* INFORMATION SUPPLIED *
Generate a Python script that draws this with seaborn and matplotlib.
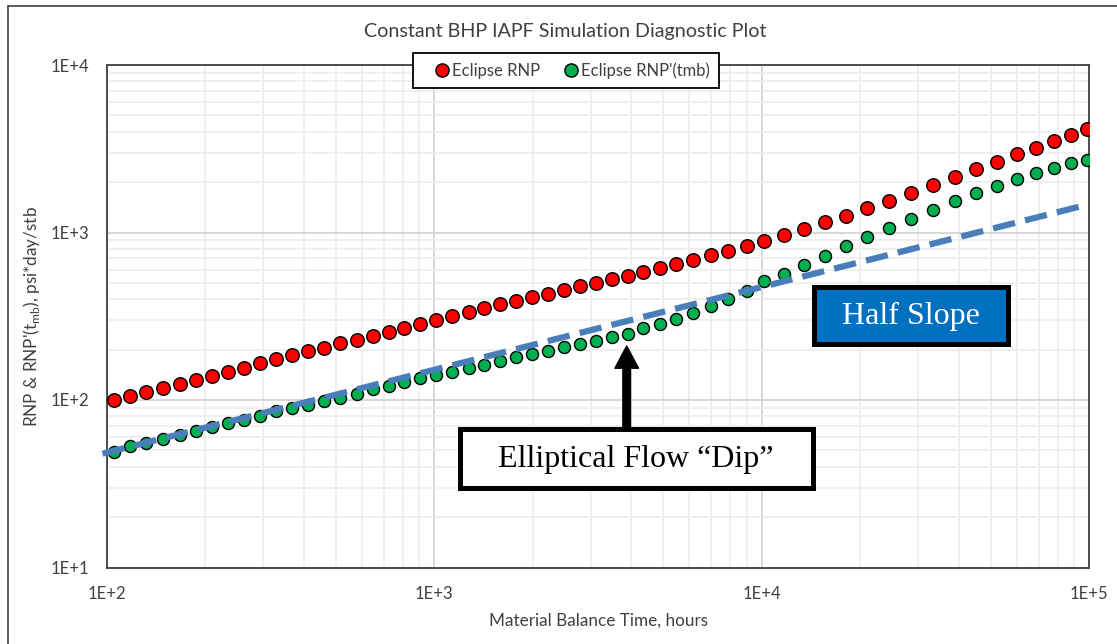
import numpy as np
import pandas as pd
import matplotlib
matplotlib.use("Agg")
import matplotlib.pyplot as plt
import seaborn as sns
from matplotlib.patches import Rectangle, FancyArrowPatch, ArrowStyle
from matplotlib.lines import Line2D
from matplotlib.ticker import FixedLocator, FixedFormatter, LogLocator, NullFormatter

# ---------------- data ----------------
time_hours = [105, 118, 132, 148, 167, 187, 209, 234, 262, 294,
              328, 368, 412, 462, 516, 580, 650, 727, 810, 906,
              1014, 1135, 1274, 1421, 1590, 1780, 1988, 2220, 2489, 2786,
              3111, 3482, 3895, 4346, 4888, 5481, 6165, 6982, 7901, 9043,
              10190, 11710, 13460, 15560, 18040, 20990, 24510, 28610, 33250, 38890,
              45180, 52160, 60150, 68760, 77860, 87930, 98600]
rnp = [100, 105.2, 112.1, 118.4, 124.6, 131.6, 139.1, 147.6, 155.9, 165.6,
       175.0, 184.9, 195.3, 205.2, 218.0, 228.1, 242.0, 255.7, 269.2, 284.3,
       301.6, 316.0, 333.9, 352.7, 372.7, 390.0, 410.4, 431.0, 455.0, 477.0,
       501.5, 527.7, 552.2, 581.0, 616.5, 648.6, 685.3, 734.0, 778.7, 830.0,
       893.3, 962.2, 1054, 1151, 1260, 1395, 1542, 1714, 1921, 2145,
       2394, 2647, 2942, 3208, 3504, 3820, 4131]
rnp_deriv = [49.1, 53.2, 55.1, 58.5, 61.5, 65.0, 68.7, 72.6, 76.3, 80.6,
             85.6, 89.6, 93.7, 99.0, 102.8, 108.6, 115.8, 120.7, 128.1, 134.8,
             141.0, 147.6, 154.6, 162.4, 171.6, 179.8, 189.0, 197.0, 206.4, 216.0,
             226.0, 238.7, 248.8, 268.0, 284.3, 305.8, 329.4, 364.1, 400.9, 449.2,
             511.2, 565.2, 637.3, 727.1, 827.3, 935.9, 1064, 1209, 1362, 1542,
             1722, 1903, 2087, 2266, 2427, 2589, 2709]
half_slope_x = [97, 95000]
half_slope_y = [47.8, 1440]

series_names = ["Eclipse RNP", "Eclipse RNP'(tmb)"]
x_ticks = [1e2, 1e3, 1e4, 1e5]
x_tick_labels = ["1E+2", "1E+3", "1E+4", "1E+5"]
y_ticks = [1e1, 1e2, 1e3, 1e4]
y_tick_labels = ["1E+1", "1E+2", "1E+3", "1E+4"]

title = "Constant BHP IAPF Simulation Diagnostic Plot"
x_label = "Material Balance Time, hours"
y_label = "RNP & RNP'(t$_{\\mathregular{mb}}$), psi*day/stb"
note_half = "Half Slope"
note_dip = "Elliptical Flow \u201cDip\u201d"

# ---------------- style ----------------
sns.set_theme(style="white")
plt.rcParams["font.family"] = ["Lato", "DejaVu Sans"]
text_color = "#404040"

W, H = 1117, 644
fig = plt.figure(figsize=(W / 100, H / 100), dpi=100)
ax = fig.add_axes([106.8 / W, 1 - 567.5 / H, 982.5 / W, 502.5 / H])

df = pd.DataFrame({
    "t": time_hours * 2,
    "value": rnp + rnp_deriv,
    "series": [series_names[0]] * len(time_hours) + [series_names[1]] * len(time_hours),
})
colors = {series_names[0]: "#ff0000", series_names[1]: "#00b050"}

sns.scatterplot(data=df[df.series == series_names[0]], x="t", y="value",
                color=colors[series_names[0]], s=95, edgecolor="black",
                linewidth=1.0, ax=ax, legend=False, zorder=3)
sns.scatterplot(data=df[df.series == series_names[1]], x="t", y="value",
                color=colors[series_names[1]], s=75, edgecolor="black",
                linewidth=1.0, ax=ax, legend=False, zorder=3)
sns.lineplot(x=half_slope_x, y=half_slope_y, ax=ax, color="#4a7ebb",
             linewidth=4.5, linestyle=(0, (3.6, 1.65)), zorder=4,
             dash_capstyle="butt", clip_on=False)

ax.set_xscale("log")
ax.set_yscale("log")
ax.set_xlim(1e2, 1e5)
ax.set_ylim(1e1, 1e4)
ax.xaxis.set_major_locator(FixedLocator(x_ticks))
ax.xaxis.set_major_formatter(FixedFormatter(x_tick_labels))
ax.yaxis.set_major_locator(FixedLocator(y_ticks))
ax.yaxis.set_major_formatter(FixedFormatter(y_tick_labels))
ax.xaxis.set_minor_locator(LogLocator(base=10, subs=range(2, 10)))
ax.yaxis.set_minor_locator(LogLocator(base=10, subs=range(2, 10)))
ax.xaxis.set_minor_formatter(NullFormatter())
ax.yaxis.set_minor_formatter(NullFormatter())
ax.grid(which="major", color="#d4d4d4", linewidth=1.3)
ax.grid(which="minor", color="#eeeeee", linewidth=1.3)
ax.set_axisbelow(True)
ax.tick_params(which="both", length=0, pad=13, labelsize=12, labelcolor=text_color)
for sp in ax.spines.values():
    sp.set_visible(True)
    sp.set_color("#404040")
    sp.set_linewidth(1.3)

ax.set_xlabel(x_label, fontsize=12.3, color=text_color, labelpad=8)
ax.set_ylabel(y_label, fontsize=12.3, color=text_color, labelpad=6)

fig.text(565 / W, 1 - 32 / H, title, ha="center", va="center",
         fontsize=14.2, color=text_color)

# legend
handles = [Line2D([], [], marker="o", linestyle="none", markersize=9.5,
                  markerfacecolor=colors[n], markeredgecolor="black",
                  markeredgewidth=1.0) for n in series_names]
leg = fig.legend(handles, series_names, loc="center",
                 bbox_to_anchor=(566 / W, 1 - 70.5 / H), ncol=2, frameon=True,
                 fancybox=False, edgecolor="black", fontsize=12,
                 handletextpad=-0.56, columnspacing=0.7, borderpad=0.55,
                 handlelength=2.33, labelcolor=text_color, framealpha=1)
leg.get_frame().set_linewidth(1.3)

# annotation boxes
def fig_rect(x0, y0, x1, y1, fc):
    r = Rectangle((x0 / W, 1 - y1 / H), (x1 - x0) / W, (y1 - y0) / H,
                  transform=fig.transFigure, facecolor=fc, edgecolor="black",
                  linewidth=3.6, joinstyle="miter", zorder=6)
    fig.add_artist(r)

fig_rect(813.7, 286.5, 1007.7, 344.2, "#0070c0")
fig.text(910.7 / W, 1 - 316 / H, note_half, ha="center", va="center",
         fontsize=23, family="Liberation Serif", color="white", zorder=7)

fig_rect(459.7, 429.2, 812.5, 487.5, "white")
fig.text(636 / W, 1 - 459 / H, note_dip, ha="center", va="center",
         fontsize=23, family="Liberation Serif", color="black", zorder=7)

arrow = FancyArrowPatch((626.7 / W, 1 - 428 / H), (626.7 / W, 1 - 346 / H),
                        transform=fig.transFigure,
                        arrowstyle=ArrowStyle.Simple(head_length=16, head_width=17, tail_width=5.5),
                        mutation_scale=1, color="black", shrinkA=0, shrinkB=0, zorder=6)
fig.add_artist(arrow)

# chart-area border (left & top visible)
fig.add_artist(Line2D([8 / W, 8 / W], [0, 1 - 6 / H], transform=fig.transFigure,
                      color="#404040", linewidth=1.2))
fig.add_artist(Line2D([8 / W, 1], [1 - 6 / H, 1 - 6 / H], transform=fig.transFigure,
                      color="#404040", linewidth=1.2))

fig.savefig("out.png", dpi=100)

* TASK PROMPT *
Write the full listing out again with every line unchanged, but include no pictures.

* RESULT FOR THIS EXERCISE *
Generate a Python script that draws this with seaborn and matplotlib.
import numpy as np
import pandas as pd
import matplotlib
matplotlib.use("Agg")
import matplotlib.pyplot as plt
import seaborn as sns
from matplotlib.patches import Rectangle, FancyArrowPatch, ArrowStyle
from matplotlib.lines import Line2D
from matplotlib.ticker import FixedLocator, FixedFormatter, LogLocator, NullFormatter

# ---------------- data ----------------
time_hours = [105, 118, 132, 148, 167, 187, 209, 234, 262, 294,
              328, 368, 412, 462, 516, 580, 650, 727, 810, 906,
              1014, 1135, 1274, 1421, 1590, 1780, 1988, 2220, 2489, 2786,
              3111, 3482, 3895, 4346, 4888, 5481, 6165, 6982, 7901, 9043,
              10190, 11710, 13460, 15560, 18040, 20990, 24510, 28610, 33250, 38890,
              45180, 52160, 60150, 68760, 77860, 87930, 98600]
rnp = [100, 105.2, 112.1, 118.4, 124.6, 131.6, 139.1, 147.6, 155.9, 165.6,
       175.0, 184.9, 195.3, 205.2, 218.0, 228.1, 242.0, 255.7, 269.2, 284.3,
       301.6, 316.0, 333.9, 352.7, 372.7, 390.0, 410.4, 431.0, 455.0, 477.0,
       501.5, 527.7, 552.2, 581.0, 616.5, 648.6, 685.3, 734.0, 778.7, 830.0,
       893.3, 962.2, 1054, 1151, 1260, 1395, 1542, 1714, 1921, 2145,
       2394, 2647, 2942, 3208, 3504, 3820, 4131]
rnp_deriv = [49.1, 53.2, 55.1, 58.5, 61.5, 65.0, 68.7, 72.6, 76.3, 80.6,
             85.6, 89.6, 93.7, 99.0, 102.8, 108.6, 115.8, 120.7, 128.1, 134.8,
             141.0, 147.6, 154.6, 162.4, 171.6, 179.8, 189.0, 197.0, 206.4, 216.0,
             226.0, 238.7, 248.8, 268.0, 284.3, 305.8, 329.4, 364.1, 400.9, 449.2,
             511.2, 565.2, 637.3, 727.1, 827.3, 935.9, 1064, 1209, 1362, 1542,
             1722, 1903, 2087, 2266, 2427, 2589, 2709]
half_slope_x = [97, 95000]
half_slope_y = [47.8, 1440]

series_names = ["Eclipse RNP", "Eclipse RNP'(tmb)"]
x_ticks = [1e2, 1e3, 1e4, 1e5]
x_tick_labels = ["1E+2", "1E+3", "1E+4", "1E+5"]
y_ticks = [1e1, 1e2, 1e3, 1e4]
y_tick_labels = ["1E+1", "1E+2", "1E+3", "1E+4"]

title = "Constant BHP IAPF Simulation Diagnostic Plot"
x_label = "Material Balance Time, hours"
y_label = "RNP & RNP'(t$_{\\mathregular{mb}}$), psi*day/stb"
note_half = "Half Slope"
note_dip = "Elliptical Flow \u201cDip\u201d"

# ---------------- style ----------------
sns.set_theme(style="white")
plt.rcParams["font.family"] = ["Lato", "DejaVu Sans"]
text_color = "#404040"

W, H = 1117, 644
fig = plt.figure(figsize=(W / 100, H / 100), dpi=100)
ax = fig.add_axes([106.8 / W, 1 - 567.5 / H, 982.5 / W, 502.5 / H])

df = pd.DataFrame({
    "t": time_hours * 2,
    "value": rnp + rnp_deriv,
    "series": [series_names[0]] * len(time_hours) + [series_names[1]] * len(time_hours),
})
colors = {series_names[0]: "#ff0000", series_names[1]: "#00b050"}

sns.scatterplot(data=df[df.series == series_names[0]], x="t", y="value",
                color=colors[series_names[0]], s=95, edgecolor="black",
                linewidth=1.0, ax=ax, legend=False, zorder=3)
sns.scatterplot(data=df[df.series == series_names[1]], x="t", y="value",
                color=colors[series_names[1]], s=75, edgecolor="black",
                linewidth=1.0, ax=ax, legend=False, zorder=3)
sns.lineplot(x=half_slope_x, y=half_slope_y, ax=ax, color="#4a7ebb",
             linewidth=4.5, linestyle=(0, (3.6, 1.65)), zorder=4,
             dash_capstyle="butt", clip_on=False)

ax.set_xscale("log")
ax.set_yscale("log")
ax.set_xlim(1e2, 1e5)
ax.set_ylim(1e1, 1e4)
ax.xaxis.set_major_locator(FixedLocator(x_ticks))
ax.xaxis.set_major_formatter(FixedFormatter(x_tick_labels))
ax.yaxis.set_major_locator(FixedLocator(y_ticks))
ax.yaxis.set_major_formatter(FixedFormatter(y_tick_labels))
ax.xaxis.set_minor_locator(LogLocator(base=10, subs=range(2, 10)))
ax.yaxis.set_minor_locator(LogLocator(base=10, subs=range(2, 10)))
ax.xaxis.set_minor_formatter(NullFormatter())
ax.yaxis.set_minor_formatter(NullFormatter())
ax.grid(which="major", color="#d4d4d4", linewidth=1.3)
ax.grid(which="minor", color="#eeeeee", linewidth=1.3)
ax.set_axisbelow(True)
ax.tick_params(which="both", length=0, pad=13, labelsize=12, labelcolor=text_color)
for sp in ax.spines.values():
    sp.set_visible(True)
    sp.set_color("#404040")
    sp.set_linewidth(1.3)

ax.set_xlabel(x_label, fontsize=12.3, color=text_color, labelpad=8)
ax.set_ylabel(y_label, fontsize=12.3, color=text_color, labelpad=6)

fig.text(565 / W, 1 - 32 / H, title, ha="center", va="center",
         fontsize=14.2, color=text_color)

# legend
handles = [Line2D([], [], marker="o", linestyle="none", markersize=9.5,
                  markerfacecolor=colors[n], markeredgecolor="black",
                  markeredgewidth=1.0) for n in series_names]
leg = fig.legend(handles, series_names, loc="center",
                 bbox_to_anchor=(566 / W, 1 - 70.5 / H), ncol=2, frameon=True,
                 fancybox=False, edgecolor="black", fontsize=12,
                 handletextpad=-0.56, columnspacing=0.7, borderpad=0.55,
                 handlelength=2.33, labelcolor=text_color, framealpha=1)
leg.get_frame().set_linewidth(1.3)

# annotation boxes
def fig_rect(x0, y0, x1, y1, fc):
    r = Rectangle((x0 / W, 1 - y1 / H), (x1 - x0) / W, (y1 - y0) / H,
                  transform=fig.transFigure, facecolor=fc, edgecolor="black",
                  linewidth=3.6, joinstyle="miter", zorder=6)
    fig.add_artist(r)

fig_rect(813.7, 286.5, 1007.7, 344.2, "#0070c0")
fig.text(910.7 / W, 1 - 316 / H, note_half, ha="center", va="center",
         fontsize=23, family="Liberation Serif", color="white", zorder=7)

fig_rect(459.7, 429.2, 812.5, 487.5, "white")
fig.text(636 / W, 1 - 459 / H, note_dip, ha="center", va="center",
         fontsize=23, family="Liberation Serif", color="black", zorder=7)

arrow = FancyArrowPatch((626.7 / W, 1 - 428 / H), (626.7 / W, 1 - 346 / H),
                        transform=fig.transFigure,
                        arrowstyle=ArrowStyle.Simple(head_length=16, head_width=17, tail_width=5.5),
                        mutation_scale=1, color="black", shrinkA=0, shrinkB=0, zorder=6)
fig.add_artist(arrow)

# chart-area border (left & top visible)
fig.add_artist(Line2D([8 / W, 8 / W], [0, 1 - 6 / H], transform=fig.transFigure,
                      color="#404040", linewidth=1.2))
fig.add_artist(Line2D([8 / W, 1], [1 - 6 / H, 1 - 6 / H], transform=fig.transFigure,
                      color="#404040", linewidth=1.2))

fig.savefig("out.png", dpi=100)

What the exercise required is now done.